The truth is I’m not at all surprised of the longevity of my career. In fact, I would be surprised if the opposite were true and if my career did not have this longevity because I can’t believe people would purposely deprive themselves of such hilarious meaningful entertainment at these prices. And no offense to [Bill] O’Reilly, but I happen to be better looking. I can’t help it. I also happen to be taller than O’Reilly in person.

What do you consider your greatest achievements to date and why?

I’ve had eight command performances in front of Queen Elizabeth, more than any other American entertainer. Who knew she would be such a huge fan? When I first met her, I was shocked. She sounded just like me! Now that’s an achievement!

Seriously, I couldn’t rate one achievement above another one. As a professional egomaniac, I think everything I achieve is great, like for instance, being able to walk away from a piece of cheesecake… well not necessarily the whole piece. What’s a few bites since I’m completely walking away from a piece of cake? But I am very proud of my career and that I’ve the health, thank God, to continue doing this for so long.

How does being Jewish impact your work?

I have a great identification with Judaism as a religion and as a culture, and all the values that created such a great history, and the Jewish contribution to the betterment of all humanity. Everything about my attitude and my thoughts were impacted greatly by being raised in this culture. My observations… of all of humanity express themselves in my comedy.

How would you describe the significance of Israel?

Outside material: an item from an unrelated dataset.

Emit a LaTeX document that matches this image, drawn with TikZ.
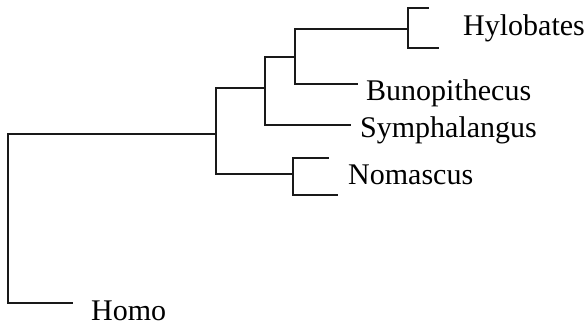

I would describe it as a matter of life and death because without Israel, Jews from all over the world would have no chance to survive. Israel is America’s strongest ally in the Middle East. It’s all that stands in the way of a hegemony of radical Islamic fundamentalists in the region. Christians in the Arab countries are being persecuted and their numbers are dwindling and moderate Muslims are losing their grip trying to bargain with the extremists. So a strong Israel benefits gentiles all around the world as well as world Jewry if there is any hope to stabilize the conflicts in the region.

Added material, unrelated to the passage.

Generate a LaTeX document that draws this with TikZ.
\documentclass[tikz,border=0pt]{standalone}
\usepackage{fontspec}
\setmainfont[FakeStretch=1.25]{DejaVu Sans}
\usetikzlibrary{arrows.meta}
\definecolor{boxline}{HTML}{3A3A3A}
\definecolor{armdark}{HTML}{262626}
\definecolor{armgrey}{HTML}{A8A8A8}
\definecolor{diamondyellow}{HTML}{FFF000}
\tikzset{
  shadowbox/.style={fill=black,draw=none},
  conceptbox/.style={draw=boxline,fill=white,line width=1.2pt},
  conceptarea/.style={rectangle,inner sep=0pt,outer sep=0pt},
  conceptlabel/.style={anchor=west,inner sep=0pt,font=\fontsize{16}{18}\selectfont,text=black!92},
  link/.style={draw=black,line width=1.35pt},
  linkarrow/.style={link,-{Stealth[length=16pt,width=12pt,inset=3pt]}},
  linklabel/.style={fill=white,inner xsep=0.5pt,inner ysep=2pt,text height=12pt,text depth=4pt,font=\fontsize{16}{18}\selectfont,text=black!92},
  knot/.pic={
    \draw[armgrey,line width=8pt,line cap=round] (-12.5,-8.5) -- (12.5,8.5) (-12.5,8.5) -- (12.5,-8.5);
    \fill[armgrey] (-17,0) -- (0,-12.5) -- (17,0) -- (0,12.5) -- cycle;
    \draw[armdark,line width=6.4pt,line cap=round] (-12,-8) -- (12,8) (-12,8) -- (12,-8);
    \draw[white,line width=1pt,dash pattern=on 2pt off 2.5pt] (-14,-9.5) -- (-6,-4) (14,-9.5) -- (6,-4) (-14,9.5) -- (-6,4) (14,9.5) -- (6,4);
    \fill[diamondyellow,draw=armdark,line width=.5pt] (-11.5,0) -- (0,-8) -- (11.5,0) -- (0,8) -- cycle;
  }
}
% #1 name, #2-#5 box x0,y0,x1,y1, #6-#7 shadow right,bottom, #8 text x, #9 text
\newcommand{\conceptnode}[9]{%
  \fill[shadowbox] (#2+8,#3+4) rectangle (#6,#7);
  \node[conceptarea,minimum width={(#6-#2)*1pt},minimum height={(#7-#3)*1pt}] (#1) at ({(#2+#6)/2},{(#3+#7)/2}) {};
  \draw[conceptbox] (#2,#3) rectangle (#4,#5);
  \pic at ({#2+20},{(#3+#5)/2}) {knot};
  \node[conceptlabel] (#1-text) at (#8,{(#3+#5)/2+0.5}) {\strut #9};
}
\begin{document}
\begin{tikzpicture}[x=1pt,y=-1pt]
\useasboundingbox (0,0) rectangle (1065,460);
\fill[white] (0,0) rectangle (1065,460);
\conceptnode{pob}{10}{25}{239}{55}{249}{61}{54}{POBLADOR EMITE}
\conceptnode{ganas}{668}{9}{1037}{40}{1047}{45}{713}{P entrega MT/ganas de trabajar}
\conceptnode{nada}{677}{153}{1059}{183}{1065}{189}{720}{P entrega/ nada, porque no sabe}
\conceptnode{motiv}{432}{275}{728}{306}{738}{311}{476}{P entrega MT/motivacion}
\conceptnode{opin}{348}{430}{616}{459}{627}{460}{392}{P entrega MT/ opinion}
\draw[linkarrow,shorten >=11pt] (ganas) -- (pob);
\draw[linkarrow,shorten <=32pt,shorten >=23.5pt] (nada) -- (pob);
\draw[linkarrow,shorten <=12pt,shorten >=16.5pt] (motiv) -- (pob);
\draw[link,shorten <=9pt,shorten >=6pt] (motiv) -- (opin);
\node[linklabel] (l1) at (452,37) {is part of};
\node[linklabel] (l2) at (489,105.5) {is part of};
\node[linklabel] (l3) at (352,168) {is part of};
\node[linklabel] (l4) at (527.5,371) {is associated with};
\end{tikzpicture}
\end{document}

What do you love about your heritage?

The food. I also love tumult of a Jewish crowd in a coffee shop.

What do you consider the most important issues in the upcoming US election? Which candidate do you support and why?

The most important issue is peace on earth and to protect America from terrorism and maintain a successful economy. I support Trump because of regardless what is wrong with him, I feel Hillary is a much greater threat to whatever it is that makes America great. Her programs of taxation and regulation would stifle the economy, would create a whole new recession and great degree of unemployment and stagnation of the economy.

How would you lead if you were president of the United States?

There is no way I would ever want to be president for a second. It’s much easier to make fun of them on the stage and get paid for it. With all the years of me lampooning the presidents in my act, I know I could never ever want that job.

What is your dream job?

Honestly, I am and have been pursuing my dream project since my career began. Being able to observe the world around me make a few jokes about it and make a crowd laugh is great. But to make a comfortable living off it, that’s a dream come true.

If you had fairy dust or a genie in a bottle, what would you want to change about the world and your place in it?

‘Nothing breaks my heart more than seeing our kid go off to some cockamamie village and come home hurt or in a box’

I try not to think about things like that, because I learned a long time ago that you can’t dwell on things that you have no control over. It will just make you a bitter person. My place in the world I would never want to change. I’m quite comfortable.

I guess if I could change anything in the world, I’d want all this killing of people to stop. Nothing breaks my heart more than seeing our kid go off to some cockamamie village and come home hurt or in a box. The terrorists slaughtering innocents all over the world. Wishing for peace may be a cliché answer but that’s what I would stop. The fairy dust I may have another use for, but if I told you, I would need all your readers to send me an extra few dollars.

What do you consider your greatest joke?

I really do not have any favorites. I have many routines in my act that help me get loose and warm up an audience, but I can’t say I like any joke or routine more than any other. If it gets a laugh at the moment I say it, then it’s my favorite at that moment.

What’s next for Jackie Mason?

I took the summer off from public appearances because I had a lot of private dates, but I’m looking forward to continue my touring in the fall. This election season has giving me a whole bunch of new material. First, Red Bank, New Jersey at the Count Basie Theatre on October 9 and then Washington, D.C., at the Howard Theatre on October 22.